SPLIT REPUBLICANS

Palin and the Rest

“No less than 71 percent of Republicans said they would vote for [Palin] for president,” according to the USA Today/Gallup poll. This was after her resignation as governor of Alaska last week. Amazing!

In this Sunday’s New York Times, Frank Rich cites that poll, concluding that “she stands for a genuine movement: a dwindling white nonurban America that is aflame with grievances and awash in self-pity as the country hurtles into the 21st century and leaves it behind.” The commentariate rightly calls attention to how flaky and inconsistent Sarah Palin is, but Rich notes that “The essence of Palinism is emotional, not ideological. . . . The real wave she’s riding is a loud, resonant surge of resentment and victimization that’s larger than issues like abortion and gay civil rights.” (see She Broke the G.O.P. and Now She Owns It)

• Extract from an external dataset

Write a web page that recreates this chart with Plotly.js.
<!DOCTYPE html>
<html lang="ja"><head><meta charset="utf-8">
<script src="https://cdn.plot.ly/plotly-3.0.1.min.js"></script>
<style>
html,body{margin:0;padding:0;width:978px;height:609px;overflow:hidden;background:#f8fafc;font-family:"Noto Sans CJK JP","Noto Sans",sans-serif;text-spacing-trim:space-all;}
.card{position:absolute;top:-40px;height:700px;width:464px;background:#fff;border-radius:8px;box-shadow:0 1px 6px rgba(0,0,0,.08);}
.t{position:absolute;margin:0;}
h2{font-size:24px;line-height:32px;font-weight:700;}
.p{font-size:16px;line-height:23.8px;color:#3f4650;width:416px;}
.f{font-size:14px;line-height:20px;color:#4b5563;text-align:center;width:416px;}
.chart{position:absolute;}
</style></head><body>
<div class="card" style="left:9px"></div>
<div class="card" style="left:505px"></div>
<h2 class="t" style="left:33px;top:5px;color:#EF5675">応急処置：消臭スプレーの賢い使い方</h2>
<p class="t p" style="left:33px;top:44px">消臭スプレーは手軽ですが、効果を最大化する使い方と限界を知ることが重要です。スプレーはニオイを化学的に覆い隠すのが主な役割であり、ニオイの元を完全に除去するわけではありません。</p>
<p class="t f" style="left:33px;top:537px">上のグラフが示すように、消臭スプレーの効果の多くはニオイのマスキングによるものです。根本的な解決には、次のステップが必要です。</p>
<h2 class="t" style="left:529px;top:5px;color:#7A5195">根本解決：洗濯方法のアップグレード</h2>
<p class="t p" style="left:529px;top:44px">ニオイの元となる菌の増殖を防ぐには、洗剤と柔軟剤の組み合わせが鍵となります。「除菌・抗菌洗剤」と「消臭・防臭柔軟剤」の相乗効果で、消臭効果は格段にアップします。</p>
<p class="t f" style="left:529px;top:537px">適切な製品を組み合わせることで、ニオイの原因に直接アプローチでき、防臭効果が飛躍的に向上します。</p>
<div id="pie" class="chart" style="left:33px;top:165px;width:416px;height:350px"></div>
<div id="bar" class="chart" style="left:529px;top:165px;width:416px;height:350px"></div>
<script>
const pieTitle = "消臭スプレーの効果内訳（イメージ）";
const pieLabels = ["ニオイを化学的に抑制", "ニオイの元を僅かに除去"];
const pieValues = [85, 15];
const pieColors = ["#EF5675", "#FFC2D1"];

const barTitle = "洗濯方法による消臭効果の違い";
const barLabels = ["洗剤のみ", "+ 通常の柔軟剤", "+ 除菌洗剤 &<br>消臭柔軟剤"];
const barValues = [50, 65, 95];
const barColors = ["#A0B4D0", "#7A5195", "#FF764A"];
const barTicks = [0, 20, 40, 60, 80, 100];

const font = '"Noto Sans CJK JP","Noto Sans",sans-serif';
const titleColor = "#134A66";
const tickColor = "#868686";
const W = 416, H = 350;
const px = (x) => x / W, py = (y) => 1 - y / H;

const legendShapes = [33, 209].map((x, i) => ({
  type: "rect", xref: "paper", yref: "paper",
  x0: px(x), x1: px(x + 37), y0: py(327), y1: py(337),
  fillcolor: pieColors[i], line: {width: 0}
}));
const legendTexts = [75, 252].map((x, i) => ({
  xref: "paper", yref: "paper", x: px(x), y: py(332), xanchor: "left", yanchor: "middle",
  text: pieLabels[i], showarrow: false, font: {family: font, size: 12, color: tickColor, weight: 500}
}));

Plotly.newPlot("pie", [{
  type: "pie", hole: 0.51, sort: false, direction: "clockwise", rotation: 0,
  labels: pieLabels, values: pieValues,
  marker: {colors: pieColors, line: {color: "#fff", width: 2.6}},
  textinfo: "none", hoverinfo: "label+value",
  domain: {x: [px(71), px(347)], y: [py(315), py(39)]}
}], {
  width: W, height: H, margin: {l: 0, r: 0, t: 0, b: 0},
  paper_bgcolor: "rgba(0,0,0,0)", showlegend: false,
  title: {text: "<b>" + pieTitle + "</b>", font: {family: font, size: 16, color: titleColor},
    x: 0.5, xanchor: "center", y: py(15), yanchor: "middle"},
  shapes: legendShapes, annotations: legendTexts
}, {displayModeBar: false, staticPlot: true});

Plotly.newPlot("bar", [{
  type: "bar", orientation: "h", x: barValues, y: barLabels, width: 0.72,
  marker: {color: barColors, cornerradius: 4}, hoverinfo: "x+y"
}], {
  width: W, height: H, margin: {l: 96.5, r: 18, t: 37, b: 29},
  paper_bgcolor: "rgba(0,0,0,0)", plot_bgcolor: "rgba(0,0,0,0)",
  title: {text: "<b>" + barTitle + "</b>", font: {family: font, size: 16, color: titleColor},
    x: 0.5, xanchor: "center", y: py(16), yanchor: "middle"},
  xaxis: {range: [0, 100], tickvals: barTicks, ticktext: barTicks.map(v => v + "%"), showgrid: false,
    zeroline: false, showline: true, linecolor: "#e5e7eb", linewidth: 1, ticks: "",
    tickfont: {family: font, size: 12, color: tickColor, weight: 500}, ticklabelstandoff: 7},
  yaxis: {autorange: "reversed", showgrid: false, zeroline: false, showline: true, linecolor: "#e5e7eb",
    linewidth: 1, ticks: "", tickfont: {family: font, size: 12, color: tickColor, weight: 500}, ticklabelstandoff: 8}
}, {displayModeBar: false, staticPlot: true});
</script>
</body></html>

It may be a bit too early to identify a political movement, but the poll figures do suggest that the opposition to Obama is emotionally strong and deeply polarized. On an ideological level it is fragmented, off-balance. Politically it seems ineffective. Yet something powerful is going on beneath the surface.

It looks like many Republicans, demoralized and desperate, are engaged in a form of “splitting,” a psychological defense that divides the world into sharply contrasting spheres of black and white. Suffering from a form of panic, they need to affirm something, but they are hampered in thinking clearly and effectively.

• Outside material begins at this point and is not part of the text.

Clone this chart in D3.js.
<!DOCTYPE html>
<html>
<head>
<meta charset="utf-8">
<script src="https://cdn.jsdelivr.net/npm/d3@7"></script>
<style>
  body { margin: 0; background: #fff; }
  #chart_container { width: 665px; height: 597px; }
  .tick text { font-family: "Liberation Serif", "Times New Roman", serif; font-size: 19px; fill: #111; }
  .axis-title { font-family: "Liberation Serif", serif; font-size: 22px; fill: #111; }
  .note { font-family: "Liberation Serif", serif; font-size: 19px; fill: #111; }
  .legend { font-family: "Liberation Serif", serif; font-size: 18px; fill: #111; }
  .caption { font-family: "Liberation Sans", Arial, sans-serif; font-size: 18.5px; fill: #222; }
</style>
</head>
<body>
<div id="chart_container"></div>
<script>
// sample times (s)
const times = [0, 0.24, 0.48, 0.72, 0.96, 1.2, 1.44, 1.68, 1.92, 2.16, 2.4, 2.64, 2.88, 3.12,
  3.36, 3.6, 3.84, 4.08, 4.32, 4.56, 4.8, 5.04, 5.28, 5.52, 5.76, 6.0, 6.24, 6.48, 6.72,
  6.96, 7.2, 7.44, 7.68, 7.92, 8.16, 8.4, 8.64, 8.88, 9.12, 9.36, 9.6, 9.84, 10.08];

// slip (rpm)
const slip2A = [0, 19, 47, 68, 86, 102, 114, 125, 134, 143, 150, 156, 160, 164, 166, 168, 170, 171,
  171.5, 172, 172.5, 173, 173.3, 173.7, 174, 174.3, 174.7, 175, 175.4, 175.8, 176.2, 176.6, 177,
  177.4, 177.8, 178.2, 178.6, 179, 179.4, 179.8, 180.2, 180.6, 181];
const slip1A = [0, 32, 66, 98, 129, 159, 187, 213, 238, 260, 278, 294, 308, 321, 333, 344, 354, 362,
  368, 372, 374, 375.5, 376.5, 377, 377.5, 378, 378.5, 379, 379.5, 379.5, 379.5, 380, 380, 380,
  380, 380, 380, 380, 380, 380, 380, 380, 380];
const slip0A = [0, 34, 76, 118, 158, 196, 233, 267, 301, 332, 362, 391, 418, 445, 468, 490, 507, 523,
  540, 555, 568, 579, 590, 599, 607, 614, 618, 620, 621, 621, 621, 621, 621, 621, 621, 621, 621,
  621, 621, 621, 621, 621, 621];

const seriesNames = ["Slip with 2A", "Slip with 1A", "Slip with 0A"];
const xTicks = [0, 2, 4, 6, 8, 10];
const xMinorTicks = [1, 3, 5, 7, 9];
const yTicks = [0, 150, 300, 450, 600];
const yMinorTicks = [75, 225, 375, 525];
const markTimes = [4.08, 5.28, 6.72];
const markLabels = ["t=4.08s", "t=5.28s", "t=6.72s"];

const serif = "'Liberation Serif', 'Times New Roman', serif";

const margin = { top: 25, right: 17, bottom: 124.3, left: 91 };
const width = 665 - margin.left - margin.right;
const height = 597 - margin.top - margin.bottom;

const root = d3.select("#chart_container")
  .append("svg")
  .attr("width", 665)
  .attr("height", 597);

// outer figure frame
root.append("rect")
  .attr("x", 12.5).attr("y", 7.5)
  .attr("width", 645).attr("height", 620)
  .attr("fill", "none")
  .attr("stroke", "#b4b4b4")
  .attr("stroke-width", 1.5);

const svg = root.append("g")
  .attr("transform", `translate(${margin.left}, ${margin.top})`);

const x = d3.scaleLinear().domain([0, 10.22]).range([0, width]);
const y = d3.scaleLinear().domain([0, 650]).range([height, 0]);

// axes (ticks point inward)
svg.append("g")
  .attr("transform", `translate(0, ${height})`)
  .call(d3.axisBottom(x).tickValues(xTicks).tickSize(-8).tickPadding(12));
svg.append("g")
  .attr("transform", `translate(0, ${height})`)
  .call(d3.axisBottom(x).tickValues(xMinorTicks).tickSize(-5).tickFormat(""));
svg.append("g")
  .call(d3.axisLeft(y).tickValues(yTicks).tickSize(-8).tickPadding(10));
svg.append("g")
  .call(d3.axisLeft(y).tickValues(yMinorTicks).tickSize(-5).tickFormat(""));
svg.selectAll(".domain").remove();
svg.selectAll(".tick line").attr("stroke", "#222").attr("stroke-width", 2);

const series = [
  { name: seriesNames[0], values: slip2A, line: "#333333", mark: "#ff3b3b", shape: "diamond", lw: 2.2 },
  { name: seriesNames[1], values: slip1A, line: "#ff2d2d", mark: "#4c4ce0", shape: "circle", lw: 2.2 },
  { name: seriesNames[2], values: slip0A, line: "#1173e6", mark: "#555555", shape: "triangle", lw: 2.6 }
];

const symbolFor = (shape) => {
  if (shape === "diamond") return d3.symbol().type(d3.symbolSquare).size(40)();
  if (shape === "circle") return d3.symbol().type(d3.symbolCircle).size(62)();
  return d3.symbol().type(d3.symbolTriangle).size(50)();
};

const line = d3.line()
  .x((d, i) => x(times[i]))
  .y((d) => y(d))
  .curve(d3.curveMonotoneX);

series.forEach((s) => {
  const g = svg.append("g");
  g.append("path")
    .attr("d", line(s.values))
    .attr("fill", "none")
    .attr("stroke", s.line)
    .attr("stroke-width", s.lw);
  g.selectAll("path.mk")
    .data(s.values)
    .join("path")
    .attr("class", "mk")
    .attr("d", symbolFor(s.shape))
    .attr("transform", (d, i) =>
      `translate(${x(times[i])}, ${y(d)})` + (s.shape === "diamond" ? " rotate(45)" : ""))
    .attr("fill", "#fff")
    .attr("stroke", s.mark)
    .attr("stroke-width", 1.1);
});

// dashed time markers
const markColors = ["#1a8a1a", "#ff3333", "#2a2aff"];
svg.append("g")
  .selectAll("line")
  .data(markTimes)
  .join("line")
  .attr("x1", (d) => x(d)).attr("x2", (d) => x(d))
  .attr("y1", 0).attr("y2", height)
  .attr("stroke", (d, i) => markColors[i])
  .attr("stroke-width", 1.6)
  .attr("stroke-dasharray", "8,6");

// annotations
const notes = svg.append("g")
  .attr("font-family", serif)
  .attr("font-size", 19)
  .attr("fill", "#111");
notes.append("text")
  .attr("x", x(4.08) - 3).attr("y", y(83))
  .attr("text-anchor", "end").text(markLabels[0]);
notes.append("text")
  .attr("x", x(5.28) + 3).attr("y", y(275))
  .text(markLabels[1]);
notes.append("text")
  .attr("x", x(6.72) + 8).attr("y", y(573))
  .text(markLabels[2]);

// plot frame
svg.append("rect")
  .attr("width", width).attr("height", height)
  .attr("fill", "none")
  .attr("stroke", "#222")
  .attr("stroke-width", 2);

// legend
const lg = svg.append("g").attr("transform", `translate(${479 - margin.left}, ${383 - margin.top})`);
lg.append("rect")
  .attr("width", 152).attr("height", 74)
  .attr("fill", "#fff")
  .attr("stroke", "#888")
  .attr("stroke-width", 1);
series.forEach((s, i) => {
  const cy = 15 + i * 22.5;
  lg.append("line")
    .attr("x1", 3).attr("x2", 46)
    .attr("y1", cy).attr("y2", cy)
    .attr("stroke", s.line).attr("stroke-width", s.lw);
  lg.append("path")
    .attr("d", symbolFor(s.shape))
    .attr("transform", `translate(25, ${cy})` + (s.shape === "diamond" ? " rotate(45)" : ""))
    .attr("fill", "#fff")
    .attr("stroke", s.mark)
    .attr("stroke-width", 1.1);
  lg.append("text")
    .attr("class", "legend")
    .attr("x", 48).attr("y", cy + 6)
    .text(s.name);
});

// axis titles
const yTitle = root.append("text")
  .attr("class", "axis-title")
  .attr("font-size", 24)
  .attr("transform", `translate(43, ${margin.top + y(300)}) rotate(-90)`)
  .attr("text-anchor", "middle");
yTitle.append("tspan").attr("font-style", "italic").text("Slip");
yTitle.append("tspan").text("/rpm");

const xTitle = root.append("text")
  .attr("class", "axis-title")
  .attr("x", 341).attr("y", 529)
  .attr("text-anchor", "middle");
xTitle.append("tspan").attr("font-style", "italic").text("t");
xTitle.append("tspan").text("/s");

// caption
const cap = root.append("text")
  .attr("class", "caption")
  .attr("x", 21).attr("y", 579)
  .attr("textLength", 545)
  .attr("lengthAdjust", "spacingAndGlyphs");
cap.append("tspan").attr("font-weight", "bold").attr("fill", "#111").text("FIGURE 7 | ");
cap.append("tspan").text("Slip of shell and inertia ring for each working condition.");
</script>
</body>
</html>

This support for Palin is not likely to last. She seems to be truly undisciplined and illogical, lacking the skills to make it as a national politician. Sooner or later she will crash and burn – if she hasn’t already. And the “movement” Rich identifies may not outlive her. But the poll tells us something truly important about the American mood right now.

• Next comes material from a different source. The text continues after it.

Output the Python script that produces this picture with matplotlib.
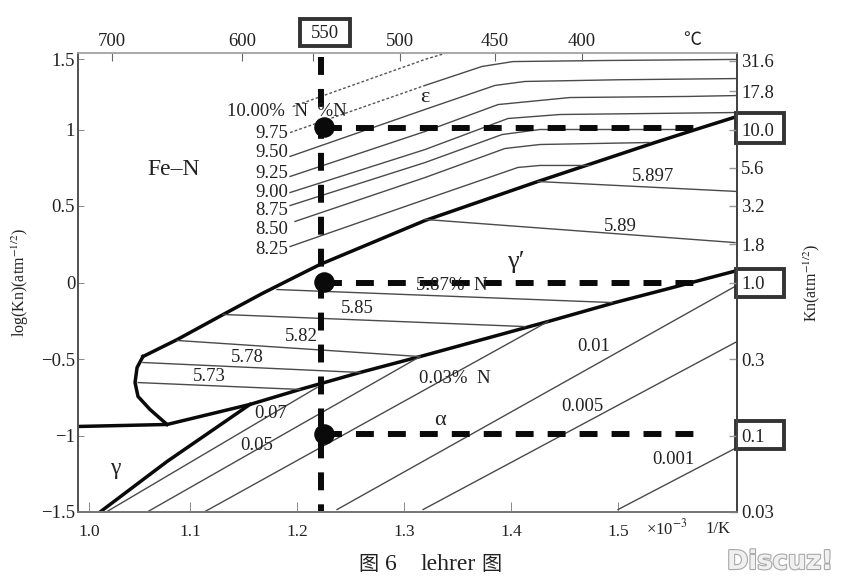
import numpy as np
import matplotlib.pyplot as plt
import matplotlib.patheffects as pe


class LehrerDiagram:
    def __init__(self):
        self.boundaries = [
            [(1.056, -0.484), (1.088, -0.373), (1.131, -0.209), (1.168, -0.07), (1.2215, 0.118),
             (1.3196, 0.405), (1.425, 0.660), (1.5346, 0.915), (1.5785, 1.013), (1.6112, 1.085)],
            [(1.056, -0.484), (1.0505, -0.556), (1.0486, -0.654), (1.0514, -0.745), (1.0626, -0.830),
             (1.0785, -0.928)],
            [(0.9953, -0.941), (1.0785, -0.928), (1.156, -0.797), (1.2028, -0.699), (1.2589, -0.588),
             (1.315, -0.484), (1.4346, -0.255), (1.4972, -0.131), (1.5439, -0.046), (1.6112, 0.078)],
            [(1.0159, -1.5), (1.0785, -1.17), (1.156, -0.797)],
        ]
        self.thin_lines = [
            [(1.0224, -1.497), (1.2187, -0.686)],
            [(1.0607, -1.497), (1.315, -0.484)],
            [(1.114, -1.497), (1.4346, -0.255)],
            [(1.2374, -1.484), (1.6093, -0.026)],
            [(1.3178, -1.484), (1.6112, -0.386)],
            [(1.5, -1.484), (1.6093, -1.085)],
            [(1.1813, -0.046), (1.4944, -0.131)],  # 5.87
            [(1.131, -0.209), (1.4131, -0.288)],
            [(1.088, -0.379), (1.315, -0.484)],
            [(1.056, -0.523), (1.2589, -0.588)],
            [(1.0514, -0.654), (1.2028, -0.699)],
            [(1.3196, 0.412), (1.6093, 0.261)],  # 5.89
            [(1.425, 0.660), (1.6112, 0.595)],
            [(1.3196, 1.288), (1.3729, 1.412), (1.4019, 1.444), (1.4879, 1.451), (1.6112, 1.458)],
            [(1.1935, 0.824), (1.3196, 1.131), (1.385, 1.288), (1.4131, 1.314), (1.5, 1.325), (1.6112, 1.333)],
            [(1.1935, 0.693), (1.3196, 0.987), (1.3879, 1.163), (1.4551, 1.209), (1.5654, 1.216), (1.6112, 1.222)],
            [(1.1935, 0.588), (1.3196, 0.869), (1.3972, 1.072), (1.4458, 1.098), (1.6112, 1.111)],
            [(1.1935, 0.503), (1.3196, 0.784), (1.3916, 0.967), (1.4271, 1.0), (1.5673, 1.0)],
            [(1.1981, 0.399), (1.3196, 0.686), (1.3944, 0.876), (1.4271, 0.902), (1.5299, 0.915)],
            [(1.1935, 0.235), (1.3196, 0.542), (1.4065, 0.752), (1.4271, 0.765), (1.4738, 0.765)],
        ]
        self.dotted_lines = [
            [(1.196, 1.150), (1.3196, 1.458), (1.3411, 1.503)],
            [(1.1935, 0.980), (1.3196, 1.288)],
        ]
        self.labels = [
            (1.1916, 0.974, "9.75", "right"), (1.1916, 0.85, "9.50", "right"), (1.1916, 0.712, "9.25", "right"),
            (1.1916, 0.588, "9.00", "right"), (1.1916, 0.471, "8.75", "right"), (1.1916, 0.346, "8.50", "right"),
            (1.1916, 0.216, "8.25", "right"), (1.1346, 1.118, "10.00%  N  %N", "left"),
            (1.5327, 0.693, "5.897", "center"), (1.5019, 0.366, "5.89", "center"),
            (1.3449, -0.02, "5.87%  N", "center"), (1.2561, -0.17, "5.85", "center"),
            (1.2037, -0.353, "5.82", "center"), (1.1533, -0.49, "5.78", "center"),
            (1.1178, -0.614, "5.73", "center"), (1.1757, -0.856, "0.07", "center"),
            (1.1626, -1.065, "0.05", "center"), (1.3477, -0.627, "0.03%  N", "center"),
            (1.4776, -0.418, "0.01", "center"), (1.4664, -0.81, "0.005", "center"),
            (1.5514, -1.157, "0.001", "center"),
        ]
        self.phases = [(1.3196, 1.209, "ε", 16), (1.4047, 0.137, "γ′", 19), (1.3336, -0.902, "α", 16),
                       (1.0299, -1.216, "γ", 17), (1.0850, 0.74, "Fe–N", 17)]

    def draw_lines(self):
        for line in self.boundaries:
            line = np.transpose(line)
            plt.plot(line[0], line[1], color="#0a0a0a", linewidth=2.5)
        for line in self.thin_lines:
            line = np.transpose(line)
            plt.plot(line[0], line[1], color="#4a4a4a", linewidth=1.0)
        for line in self.dotted_lines:
            line = np.transpose(line)
            plt.plot(line[0], line[1], color="#555555", linewidth=1.0, linestyle=(0, (2, 1.5)))

    def draw_guides(self):
        dashes = (0, (3, 2.35))
        plt.plot([1.2224, 1.2224], [1.477, -1.5], color="#0a0a0a", linewidth=4.3, linestyle=dashes)
        for y in [1.013, 0.0, -0.993]:
            plt.plot([1.2252, 1.5766], [y, y], color="#0a0a0a", linewidth=4.3, linestyle=dashes)
            plt.scatter([1.2252], [y + 0.005], s=190, color="#0a0a0a", zorder=5)

    def draw_boxes(self):
        ax = plt.gca()
        boxes = [(1.2028, 1.5425, 0.0467, 0.1765), (1.6103, 0.915, 0.0449, 0.19),
                 (1.6103, -0.092, 0.0449, 0.183), (1.6103, -1.085, 0.0449, 0.183)]
        for x, y, w, h in boxes:
            ax.add_patch(plt.Rectangle((x, y), w, h, fill=False, edgecolor="#333333", linewidth=2.8,
                                       clip_on=False, zorder=6))
        plt.text(1.2265, 1.625, "550", ha="center", va="center", fontsize=13.5, clip_on=False, color="#222222")

    def draw_fig(self):
        plt.rcParams["font.family"] = ["Liberation Serif", "Noto Sans CJK SC"]
        plt.rcParams["mathtext.fontset"] = "stix"
        fig = plt.figure(figsize=(8.49, 5.86), dpi=100)
        ax = fig.add_axes([78 / 849, 1 - 512 / 586, 659 / 849, 459 / 586])
        self.draw_lines()
        self.draw_guides()
        for x, y, s, ha in self.labels:
            plt.text(x, y, s, ha=ha, va="center", fontsize=13.5, color="#222222")
        for x, y, s, size in self.phases:
            plt.text(x, y, s, ha="center", va="center", fontsize=size, color="#222222")
        self.draw_boxes()
        plt.text(1.5458, -1.608, "×10$^{-3}$", ha="center", va="center", fontsize=12, color="#222222")
        plt.text(1.5935, -1.608, "1/K", ha="center", va="center", fontsize=12, color="#222222")
        plt.text(1.569, 1.582, "℃", ha="center", va="center", fontsize=13, color="#222222")
        plt.xlim(0.9953, 1.6112)
        plt.ylim(-1.5, 1.5)
        plt.xticks([1.0056, 1.1, 1.2, 1.3, 1.4, 1.5], ["1.0", "1.1", "1.2", "1.3", "1.4", "1.5"], fontsize=12.5)
        plt.yticks([1.46, 1, 0.5, 0, -0.5, -1, -1.5], ["1.5", "1", "0.5", "0", "−0.5", "−1", "−1.5"], fontsize=13.5)
        plt.tick_params(axis="both", direction="in", length=7, width=0.7, color="#888888", labelcolor="#222222")
        plt.tick_params(axis="x", pad=9)
        plt.tick_params(axis="y", length=4, pad=2)
        plt.ylabel("log(Kn)(atm$^{-1/2}$)", fontsize=11.5, labelpad=7, color="#222222")

        top = plt.twiny()
        plt.xlim(0.9953, 1.6112)
        plt.xticks([1.0271, 1.1486, 1.2149, 1.2965, 1.385, 1.4664], ["700", "600", "", "500", "450", "400"], fontsize=13.5)
        plt.tick_params(axis="x", direction="in", length=6, width=0.8, color="#666666", pad=2, labelcolor="#222222")

        plt.sca(ax)
        right = plt.twinx()
        plt.ylim(-1.5, 1.5)
        plt.yticks([1.45, 1.25, 1, 0.75, 0.5, 0.25, 0, -0.5, -1, -1.5],
                   ["31.6", "17.8", "10.0", "5.6", "3.2", "1.8", "1.0", "0.3", "0.1", "0.03"], fontsize=13.5)
        plt.tick_params(axis="y", direction="in", length=6, width=1.0, color="#999999", pad=3, labelcolor="#222222")
        plt.ylabel("Kn(atm$^{-1/2}$)", fontsize=11.5, labelpad=20, color="#222222")

        for a in [ax, top, right]:
            a.spines["left"].set_color("#555555")
            a.spines["right"].set_color("#444444")
            a.spines["top"].set_color("#aaaaaa")
            a.spines["bottom"].set_color("#777777")
            for spine in a.spines.values():
                spine.set_linewidth(1.2)

        # caption: the latin part is set larger than the hanzi
        fig.text(368 / 849, 1 - 565 / 586, "图", ha="center", va="center", fontsize=14.5, color="#222222")
        fig.text(391 / 849, 1 - 565 / 586, "6", ha="center", va="center", fontsize=17, color="#222222")
        fig.text(448 / 849, 1 - 565 / 586, "lehrer", ha="center", va="center", fontsize=17, color="#222222")
        fig.text(491 / 849, 1 - 565 / 586, "图", ha="center", va="center", fontsize=14.5, color="#222222")
        fig.text(780 / 849, 1 - 562 / 586, "Discuz!", ha="center", va="center", fontsize=18.6, family="DejaVu Sans",
                 weight="bold", color="#f0f0f0",
                 path_effects=[pe.withStroke(linewidth=1.6, foreground="#a8a8a8")])
        plt.savefig("out.png", dpi=100)


if __name__ == '__main__':
    diagram = LehrerDiagram()
    diagram.draw_fig()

Democrats and liberals are slowly and inevitably discriminating their reactions to Obama. There are real questions about the stimulus package, Guantanamo, his commitment to gays, and so on. Gradually, inevitably the idealizations surrounding Obama are wearing away, and his approval ratings are in decline. But these are complex real problems and we are right to think about them, question them and disagree. The process is based in reality.

The Republicans, by contrast, are not only having difficulty crafting an opposition. They are having trouble thinking.